四谷界隈と云うと、
しんみち通りか荒木町の狭い通りが思い浮かぶ。
今夜のほろ酔い処は、そのちょうど中間地点。
裏通りではなく、天下の大通り、新宿通りに面したビルの地階にあるという。
なんとはなしに、建物の風化と歩調を合わせて澱が溜まるようにただ古びている、そんなお店の様子をイメージしたりして。駅に着けば、このところの異常な雷雨が迎える。待てども落ち着く気配がない。
傘に身を縮めて辿り着いたのは、松本館というやや草臥れたビル。
先のイメージにも一致する寂しげな階段を下りる。
「萬屋 おかげさん」。
格子戸に掛けられた額の筆文字でお店を確認して、店内に入るとそこは、先のイメージを吹き飛ばすような静かな熱気と快活さに満ちている。
あれぇ?なんかとっても良さそう(笑)。
奥の待ち合わせのテーブルに合流して、まず麦酒で乾杯。

ともすれば、半端な味わいにもなるイサキの身を、滋味にまで高めていて、いい。
フレーク状の唐墨をまぶしているのが真子鰈。
唐墨の風味と乾いた食感がどちらかというと無彩色な味わいに彩りを添えてくれて、いい。
妖艶な紅く澄んだ身に香ばしそうな皮目の縁取りを魅せる鰹。
身肉そのものの魅力に、「すきやばし次郎」よろしく藁炙りが風雅を添えて、いい。
たっぷりと肝を含んだタレで和えた秋刀魚。
早くも脂ののった秋刀魚の身が酒呑み心に訴える肝の風味をしっかと纏って、
堪まらんほどに、いい。
刺身にするだけでもイケるタネに手を入れてさらに昇華させる手管は、ニクイじゃありませんか。
”おいしいごはん”とは、長野で指定した田んぼが実らせた稲のものだそうで、舎利を握るかのような崩れず固めずふわっとしたむすび具合と小笠原の塩のミネラルがきらきらと粒だったお米の甘さ風味を余すとこなく引き立てていて、こいつぁ旨い。いや、うめぇ(笑)。
味わいふくよかなお酒たちとその呑兵衛心にすんなり応える酒肴、そしておむすび。
日本人に生まれてよかったー!と右手拳を突き上げたくさせる旬菜と地酒の店「萬屋 おかげさん」。
おかげさんで佳い酒いただけましたと、帰りがけの客の台詞を拾った店名かもしれないな。

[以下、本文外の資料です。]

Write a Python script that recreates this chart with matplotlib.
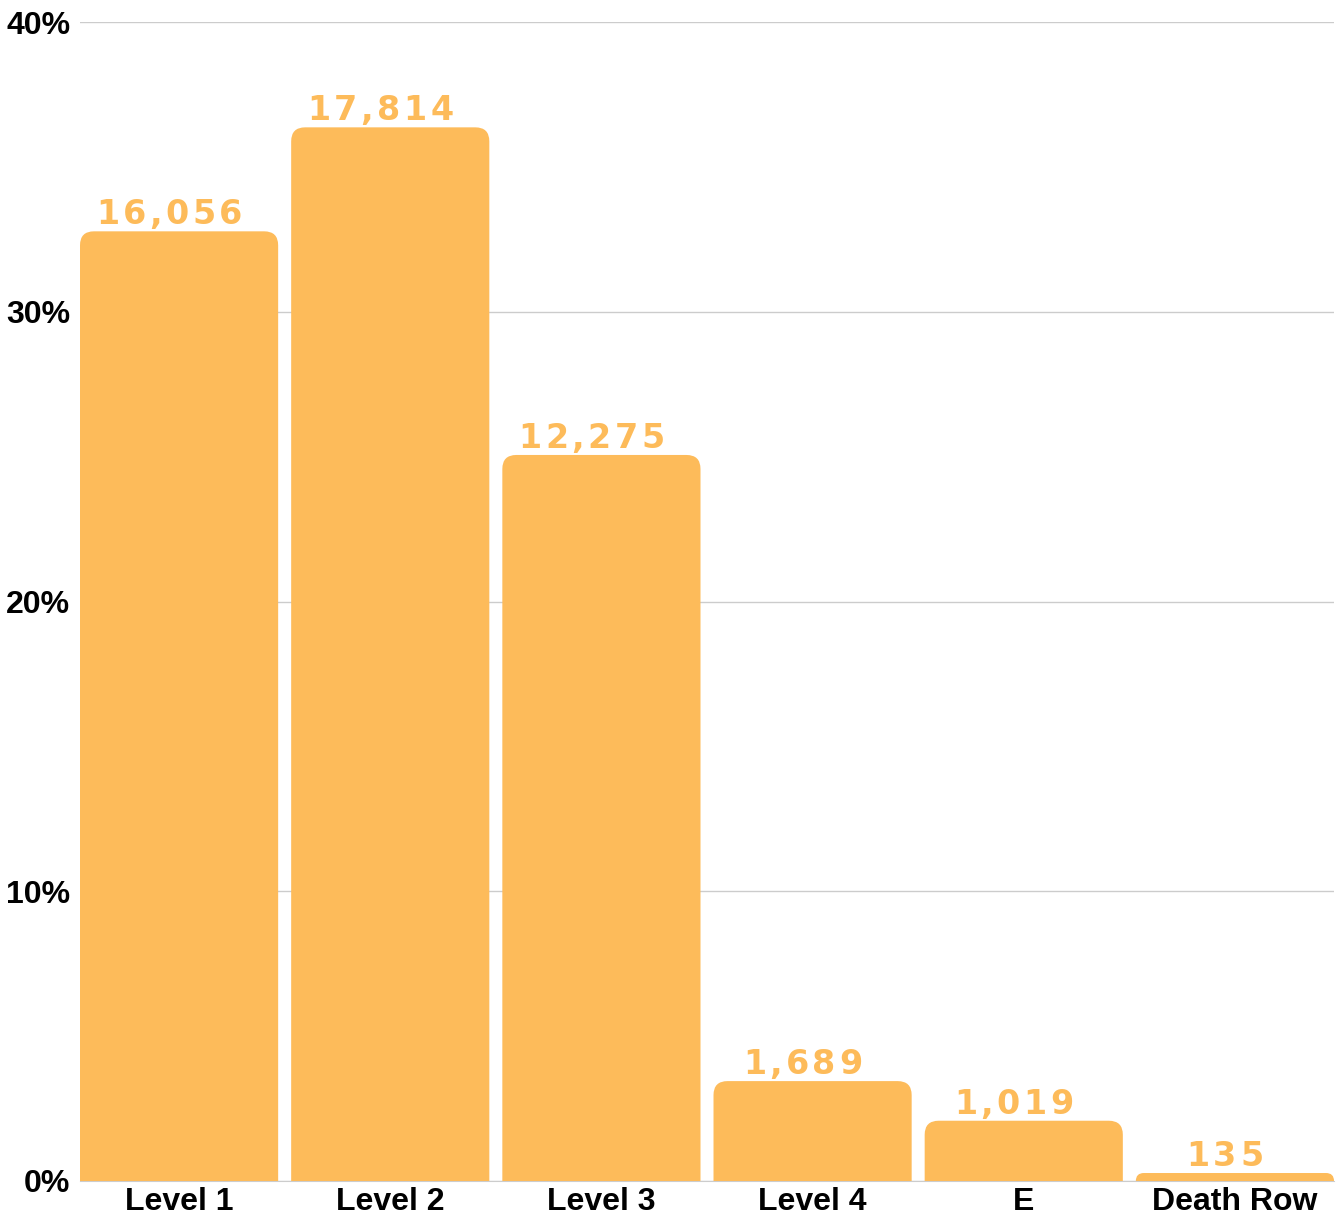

今宵のご同席多謝は、「くにろく 東京食べある記」のくにさん、「岡部敬史の編集記」の岡部さん、「Tokyo Diary」のromyさん、の皆さんでした。また呑みましょーっ♪
「萬屋 おかげさん」 新宿区四谷2-10 松本館B1 03-3355-8100 http://www.okagesan.net/
column/02673 @6,400-

おっと、意外と早く来ましたね~(汗)。
さすがレポが詳しくて参考になります。。。
それにしても、おむすびおいしかったねっ♪
日本酒と贅沢おむすびで、まさに「日本人に生まれてよかったー」と夜空に叫びたくなる感激でした!
Re;romyさま
はい(笑)。ただいま10日遅れ前後で進行しております。
なかなかリアルタイムに追いつきません(汗)。
別にたかがおにぎりだろ~と云うなかれ!って感じでした。
そこまでの日本酒と酒肴があってこその喜びなのでしょうね。